Kandasamy Ramaraj claims he is innocent and will appeal against the verdict in Dilson case

A fast track court here on Friday sentenced retired Army officer K. Ramaraj to life for the murder of a 13-year-old boy in July last for trespassing into an army residential compound here.

Ramaraj on July 3, 2011 opened fire on Dilson, who, along with a group of boys from a neighbouring slum, sneaked into Old Fort Glacis Officers' Enclave near Island Grounds to pluck some fruits.

The Fifth Fast Track Court Judge, R. Radha, held Ramaraj guilty of murder under Section 302 and screening or concealing evidence under Section 201 of IPC and provisions of the Arms Act.

Besides the life sentence, the court sentenced him to undergo three year's imprisonment for offences under the Arms Act. The sentences will run concurrently. The court also slapped a fine of Rs. 60,000, of which Rs. 50,000 is to be paid to Dilson's mother Kalaivani as compensation.

Ms. Radha said, “The death of the boy due to fire arms injury is established by the prosecution through ocular evidence and recoveries from the scene of crime.”

“The cumulative circumstances let in by the prosecution lead to the irresistible conclusion that it is this accused who did the crime and tried to screen the same. Further, from the oral and documentary evidence…, the prosecution has established that the accused had opened fire, causing the death of Dilson,” the judge said. She noted that there was no valid licence then for the rifle used in the crime.

The Fort police initially registered a case but the investigation was transferred to the Crime Branch-CID. The CB-CID, which arrested Ramaraj, said in its charge sheet that he was allowed to occupy a house at Officers' Enclave on Flag Staff House Road for three months after he retired from service on April 30, 2011.

He was allotted a rifle with description of .30 BA Springfield NSP while in service. Its licence expired on March 12, 2008, but he applied for renewal only on November 29, 2010.

Dilson 13, residing at C Block, Indira Gandhi Nagar, Pallavan Salai, opposite Island Grounds, and his friends Sanjay and Praveen used to enter the residential enclave for picking or collecting almonds from the garden. They were warned or and chased out of the premises by watchmen on some occasions.
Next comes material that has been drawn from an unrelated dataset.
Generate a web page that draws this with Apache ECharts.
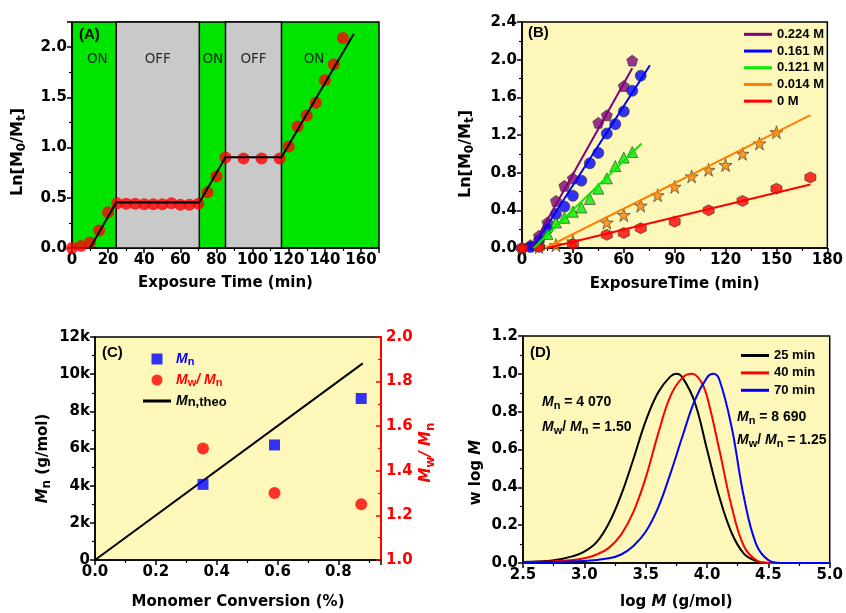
<!DOCTYPE html>
<html><head><meta charset="utf-8">
<script src="https://cdn.jsdelivr.net/npm/echarts@6/dist/echarts.min.js"></script>
<style>html,body{margin:0;padding:0;background:#fff}#c{width:846px;height:613px}</style>
</head><body><div id="c"></div>
<script>
// ---------- Panel A data ----------
const aTime = [0,5,10,15,20,25,30,35,40,45,50,55,60,65,70,75,80,85,95,105,115,120,125,130,135,140,145,150];
const aLn   = [0.00,0.02,0.055,0.175,0.355,0.445,0.44,0.44,0.435,0.435,0.435,0.445,0.43,0.43,0.44,0.555,0.715,0.90,0.89,0.89,0.89,1.01,1.21,1.32,1.445,1.67,1.83,2.09];
const aFitTime = [10,24.5,70.5,85,116,156];
const aFitLn   = [0,0.452,0.452,0.903,0.903,2.13];
const aOffStart = [24.5,85];
const aOffEnd   = [70.5,116];
const aPhaseText = ['ON','OFF','ON','OFF','ON'];
const aPhaseX    = [14,47.5,78,100.5,134];
const aPhaseY    = [1.88,1.88,1.88,1.88,1.88];
// ---------- Panel B data ----------
const bNames = ['0.224 M','0.161 M','0.121 M','0.014 M','0 M'];
const bT = [
  [0,5,10,15,20,25,30,45,50,60,65],
  [5,10,15,20,25,30,35,40,45,50,55,60,65,70],
  [10,15,20,25,30,35,40,45,50,55,60,65],
  [0,10,20,30,50,60,70,80,90,100,110,120,130,140,150],
  [0,10,30,50,60,70,90,110,130,150,170]
];
const bLn = [
  [0,0.03,0.13,0.27,0.50,0.66,0.74,1.33,1.41,1.72,1.99],
  [0.01,0.08,0.20,0.36,0.44,0.555,0.715,0.90,1.01,1.215,1.315,1.45,1.67,1.83],
  [0.04,0.15,0.27,0.32,0.385,0.43,0.52,0.63,0.74,0.87,0.96,1.02],
  [0,0.01,0.03,0.07,0.27,0.35,0.45,0.56,0.65,0.76,0.83,0.88,1.00,1.11,1.23],
  [0,0.01,0.04,0.14,0.16,0.21,0.28,0.40,0.50,0.63,0.75]
];
const bFitT  = [[5.7,65],[6.3,75.4],[6.8,70.5],[13.7,170],[15,170]];
const bFitLn = [[0,1.91],[0,1.94],[0,1.11],[0,1.41],[0,0.675]];
// ---------- Panel C data ----------
const cConv = [0.355,0.59,0.875];
const cMn   = [4070,6190,8690];
const cPdi  = [1.50,1.30,1.25];
const cTheoConv = [0,0.88];
const cTheoMn   = [0,10580];
// ---------- Panel D data ----------
const dNames = ['25 min','40 min','70 min'];
const dLogM = [
  [2.5,2.7,2.8,2.9,3.0,3.1,3.2,3.3,3.4,3.5,3.6,3.7,3.75,3.8,3.9,4.0,4.1,4.2,4.3,4.4,4.5,5.0],
  [2.5,2.8,3.0,3.1,3.2,3.3,3.4,3.5,3.6,3.7,3.8,3.88,3.95,4.0,4.1,4.2,4.3,4.4,4.5,5.0],
  [2.5,3.0,3.2,3.3,3.4,3.5,3.6,3.7,3.8,3.9,4.0,4.05,4.1,4.2,4.3,4.4,4.5,4.6,5.0]
];
const dW = [
  [0.005,0.01,0.02,0.035,0.06,0.11,0.21,0.36,0.55,0.75,0.90,0.985,1.0,0.98,0.85,0.60,0.35,0.16,0.05,0.01,0,0],
  [0.003,0.01,0.025,0.045,0.08,0.15,0.27,0.45,0.68,0.88,0.98,1.0,0.96,0.88,0.60,0.30,0.09,0.015,0,0],
  [0.002,0.01,0.025,0.045,0.09,0.165,0.29,0.47,0.67,0.86,0.98,1.0,0.97,0.72,0.35,0.10,0.015,0,0]
];

const zip = (a,b) => a.map((v,i)=>[v,b[i]]);
const TF = 'DejaVu Sans', LF = 'Liberation Sans';
const YEL = '#FDF8BA', GRN = '#00E500', GRY = '#C9C9C9';
const bColors = ['#800080','#0000FF','#00EE00','#FF8000','#FF0000'];
const bSymbols = [
  'path://M0,-1 L0.951,-0.309 L0.588,0.809 L-0.588,0.809 L-0.951,-0.309 Z',
  'circle','triangle',
  'path://M0,-1 L0.225,-0.309 L0.951,-0.309 L0.363,0.118 L0.588,0.809 L0,0.382 L-0.588,0.809 L-0.363,0.118 L-0.951,-0.309 L-0.225,-0.309 Z',
  'path://M0,-1 L0.866,-0.5 L0.866,0.5 L0,1 L-0.866,0.5 L-0.866,-0.5 Z'
];

function ax(o){
  const base = {
    type:'value', splitLine:{show:false},
    axisLine:{show:true, onZero:false, lineStyle:{color:'#000', width:1.5}},
    axisTick:{show:true, length:5, lineStyle:{color:'#000', width:1.5}},
    minorTick:{show:true, splitNumber:2, length:3, lineStyle:{color:'#000', width:1.2}},
    axisLabel:{fontFamily:TF, fontWeight:'bold', fontSize:15, color:'#000', margin:5, showMaxLabel:false},
    nameLocation:'middle',
    nameTextStyle:{fontFamily:TF, fontWeight:'bold', fontSize:15, color:'#000', lineHeight:20,
      rich:{ s:{fontFamily:TF, fontWeight:'bold', fontSize:12, verticalAlign:'bottom', lineHeight:13},
             i:{fontFamily:TF, fontWeight:'bold', fontStyle:'italic', fontSize:15, lineHeight:20} }}
  };
  return echarts.util.merge(base, o, true);
}
const f1 = v => v.toFixed(1);

const series = [];
// Panel A
series.push({type:'line', xAxisIndex:0, yAxisIndex:0, data:[], silent:true, z:1,
  markArea:{silent:true, itemStyle:{color:GRY, borderColor:'#000', borderWidth:1.5},
    data: aOffStart.map((s,i)=>[{xAxis:s},{xAxis:aOffEnd[i]}])}});
series.push({type:'scatter', xAxisIndex:0, yAxisIndex:0, data:zip(aTime,aLn), symbol:'circle', symbolSize:12,
  itemStyle:{color:'#FF0000'}, z:3});
series.push({type:'line', xAxisIndex:0, yAxisIndex:0, data:zip(aFitTime,aFitLn), symbol:'none',
  lineStyle:{color:'#000', width:2}, z:4});
series.push({type:'scatter', xAxisIndex:0, yAxisIndex:0, symbolSize:0, z:5,
  data: aPhaseX.map((x,i)=>({value:[x,aPhaseY[i]], name:aPhaseText[i]})),
  label:{show:true, position:'inside', formatter:p=>p.name, fontFamily:TF, fontSize:13.5, color:'#000'}});
// Panel B
bNames.forEach((n,k)=>{
  series.push({type:'scatter', name:'pts'+k, xAxisIndex:1, yAxisIndex:1, data:zip(bT[k],bLn[k]),
    symbol:bSymbols[k], symbolSize: k===3?13:11, itemStyle:{color:bColors[k], borderColor:'#333', borderWidth:0.8}, z:3});
  series.push({type:'line', name:n, xAxisIndex:1, yAxisIndex:1, data:zip(bFitT[k],bFitLn[k]), symbol:'none',
    lineStyle:{color:bColors[k], width:2}, itemStyle:{color:bColors[k]}, z:4});
});
// Panel C
series.push({type:'line', name:'Mntheo', xAxisIndex:2, yAxisIndex:2, data:zip(cTheoConv,cTheoMn), symbol:'none',
  lineStyle:{color:'#000', width:2}, itemStyle:{color:'#000'}, z:2});
series.push({type:'scatter', name:'Mn', xAxisIndex:2, yAxisIndex:2, data:zip(cConv,cMn), symbol:'rect', symbolSize:11,
  itemStyle:{color:'#0000FF'}, z:3});
series.push({type:'scatter', name:'MwMn', xAxisIndex:2, yAxisIndex:3, data:zip(cConv,cPdi), symbol:'circle', symbolSize:12,
  itemStyle:{color:'#FF0000'}, z:3});
// Panel D
const dColors = ['#000000','#FF0000','#0000FF'];
dNames.forEach((n,k)=>{
  series.push({type:'line', name:n, xAxisIndex:3, yAxisIndex:4, data:zip(dLogM[k],dW[k]), smooth:0.4, symbol:'none',
    lineStyle:{color:dColors[k], width:2}, itemStyle:{color:dColors[k]}});
});

const legText = {fontFamily:LF, fontWeight:'bold', fontSize:13, color:'#000'};
const richC = {
  bi:{fontFamily:LF, fontWeight:'bold', fontStyle:'italic', fontSize:14, color:'#0000FF', lineHeight:16},
  bs:{fontFamily:LF, fontWeight:'bold', fontSize:11, color:'#0000FF', verticalAlign:'bottom', lineHeight:11},
  ri:{fontFamily:LF, fontWeight:'bold', fontStyle:'italic', fontSize:14, color:'#FF0000', lineHeight:16},
  rs:{fontFamily:LF, fontWeight:'bold', fontSize:11, color:'#FF0000', verticalAlign:'bottom', lineHeight:11},
  rt:{fontFamily:LF, fontWeight:'bold', fontStyle:'italic', fontSize:14, color:'#FF0000', lineHeight:16},
  ki:{fontFamily:LF, fontWeight:'bold', fontStyle:'italic', fontSize:14, color:'#000', lineHeight:16},
  ks:{fontFamily:LF, fontWeight:'bold', fontSize:13, color:'#000', verticalAlign:'bottom', lineHeight:13}
};
const cLabels = {Mn:'{bi|M}{bs|n}', MwMn:'{ri|M}{rs|w}{rt|/ }{ri|M}{rs|n}', Mntheo:'{ki|M}{ks|n,theo}'};

const annRich = {
  i:{fontFamily:LF, fontWeight:'bold', fontStyle:'italic', fontSize:14, lineHeight:18},
  s:{fontFamily:LF, fontWeight:'bold', fontSize:11, verticalAlign:'bottom', lineHeight:11},
  t:{fontFamily:LF, fontWeight:'bold', fontSize:14, lineHeight:18}
};
function ann(x,y,txt){ return {type:'text', x:x, y:y, style:{text:txt, rich:annRich, fill:'#000', verticalAlign:'middle',
  fontFamily:LF, fontWeight:'bold', fontSize:14}}; }
function pl(x,y,txt){ return {type:'text', x:x, y:y, style:{text:txt, fill:'#000', verticalAlign:'middle',
  font:'bold 15px "Liberation Sans"'}}; }

const option = {
  animation:false,
  grid:[
    {left:72, top:22, width:307, height:226, show:true, backgroundColor:GRN, borderColor:'#000', borderWidth:1.5},
    {left:522, top:22, width:309, height:226, show:true, backgroundColor:YEL, borderColor:'#000', borderWidth:1.5},
    {left:95, top:337, width:286, height:228, show:true, backgroundColor:YEL, borderColor:'#000', borderWidth:1.5},
    {left:523, top:336, width:307, height:229, show:true, backgroundColor:YEL, borderColor:'#000', borderWidth:1.5}
  ],
  xAxis:[
    ax({gridIndex:0, min:0, max:170, interval:20, name:'Exposure Time (min)', nameGap:25}),
    ax({gridIndex:1, min:0, max:180, interval:30, name:'ExposureTime (min)', nameGap:26, axisLabel:{showMaxLabel:true}}),
    ax({gridIndex:2, min:0, max:0.94, interval:0.2, name:'Monomer Conversion (%)', nameGap:32, axisLabel:{formatter:f1}}),
    ax({gridIndex:3, min:2.5, max:5.0, interval:0.5, name:'log {i|M} (g/mol)', nameGap:29, axisLabel:{formatter:f1, showMaxLabel:true}})
  ],
  yAxis:[
    ax({gridIndex:0, min:0, max:2.25, interval:0.5, name:'Ln[M{s|0}/M{s|t}]', nameGap:44, axisLabel:{formatter:f1},
       nameTextStyle:{fontSize:16, padding:[0,34,0,0]}}),
    ax({gridIndex:1, min:0, max:2.4, interval:0.4, name:'Ln[M{s|0}/M{s|t}]', nameGap:46, axisLabel:{formatter:f1, showMaxLabel:true},
       nameTextStyle:{fontSize:16, padding:[0,38,0,0]}}),
    ax({gridIndex:2, min:0, max:12000, interval:2000, name:'{i|M}{s|n} (g/mol)', nameGap:42,
       axisLabel:{formatter:v=>v===0?'0':(v/1000)+'k', showMaxLabel:true}, nameTextStyle:{padding:[0,20,0,0]}}),
    ax({gridIndex:2, position:'right', min:1.0, max:2.0, interval:0.2, name:'{i|M}{s|w}{n|/ }{i|M}{s|n}', nameGap:25,
       axisLine:{lineStyle:{color:'#FF0000', width:2}},
       axisTick:{inside:true, lineStyle:{color:'#FF0000'}}, minorTick:{lineStyle:{color:'#FF0000'}},
       axisLabel:{formatter:f1, color:'#FF0000', showMaxLabel:true},
       nameTextStyle:{color:'#FF0000', padding:[0,8,0,0], rich:{i:{color:'#FF0000'}, s:{color:'#FF0000'}, n:{color:'#FF0000', fontStyle:'italic', fontFamily:TF, fontWeight:'bold', fontSize:15, lineHeight:20}}}}),
    ax({gridIndex:3, min:0, max:1.2, interval:0.2, name:'w log {i|M}', nameGap:37, axisLabel:{formatter:f1, showMaxLabel:true},
       nameTextStyle:{padding:[0,46,0,0]}})
  ],
  legend:[
    {left:739, top:22, orient:'vertical', itemWidth:28, itemHeight:3, itemGap:2, icon:'rect', textStyle:Object.assign({lineHeight:14.7}, legText),
     data:bNames},
    {left:138, top:347, orient:'vertical', itemWidth:28, itemHeight:11, itemGap:6, symbolKeepAspect:true,
     textStyle:{rich:richC, fontFamily:LF, fontWeight:'bold', fontSize:14},
     formatter:n=>cLabels[n],
     data:[{name:'Mn', icon:'path://M0,0h10v10h-10z'},{name:'MwMn', icon:'circle'},{name:'Mntheo', icon:'path://M0,0h28v3h-28z'}]},
    {left:736, top:343, orient:'vertical', itemWidth:28, itemHeight:3, itemGap:2.4, icon:'rect', textStyle:Object.assign({lineHeight:15}, legText),
     data:dNames}
  ],
  graphic:[
    pl(79,35,'(A)'), pl(528,33,'(B)'), pl(102,353,'(C)'), pl(530,353,'(D)'),
    ann(542,402,'{i|M}{s|n}{t| = 4 070}'), ann(542,427,'{i|M}{s|w}{t|/ }{i|M}{s|n}{t| = 1.50}'),
    ann(737,417,'{i|M}{s|n}{t| = 8 690}'), ann(737,440,'{i|M}{s|w}{t|/ }{i|M}{s|n}{t| = 1.25}')
  ],
  series:series
};
const chart = echarts.init(document.getElementById('c'), null, {renderer:'canvas'});
chart.setOption(option);
</script></body></html>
Last July, at about 1.30 pm, Dilson scaled the compound wall of the quarters, while Sanjay stood on the wall and Praveen was on the pavement outside the compound. Infuriated on seeing the boys, the retired officer, who had warned Dilson and his friends in the past, opened fire from his rifle from the balcony of his residence situated 100 feet away.

When the judge asked Ramaraj if he had anything to say on the quantum of sentence before the verdict was pronounced, he said he was innocent and did not want to say anything else.

For Ms. Kalaivani, happiness over the verdict was tempered by the sorrow of her irreparable loss.

“After several days, we have got justice. Monetary compensation is not a big matter, but what is more important is that justice has triumphed at last,” she said.

She added: “No amount of compensation can make good the loss of my son, who was very intelligent and will not return again.”

Ramaraj later said, “I will file an appeal in due course.”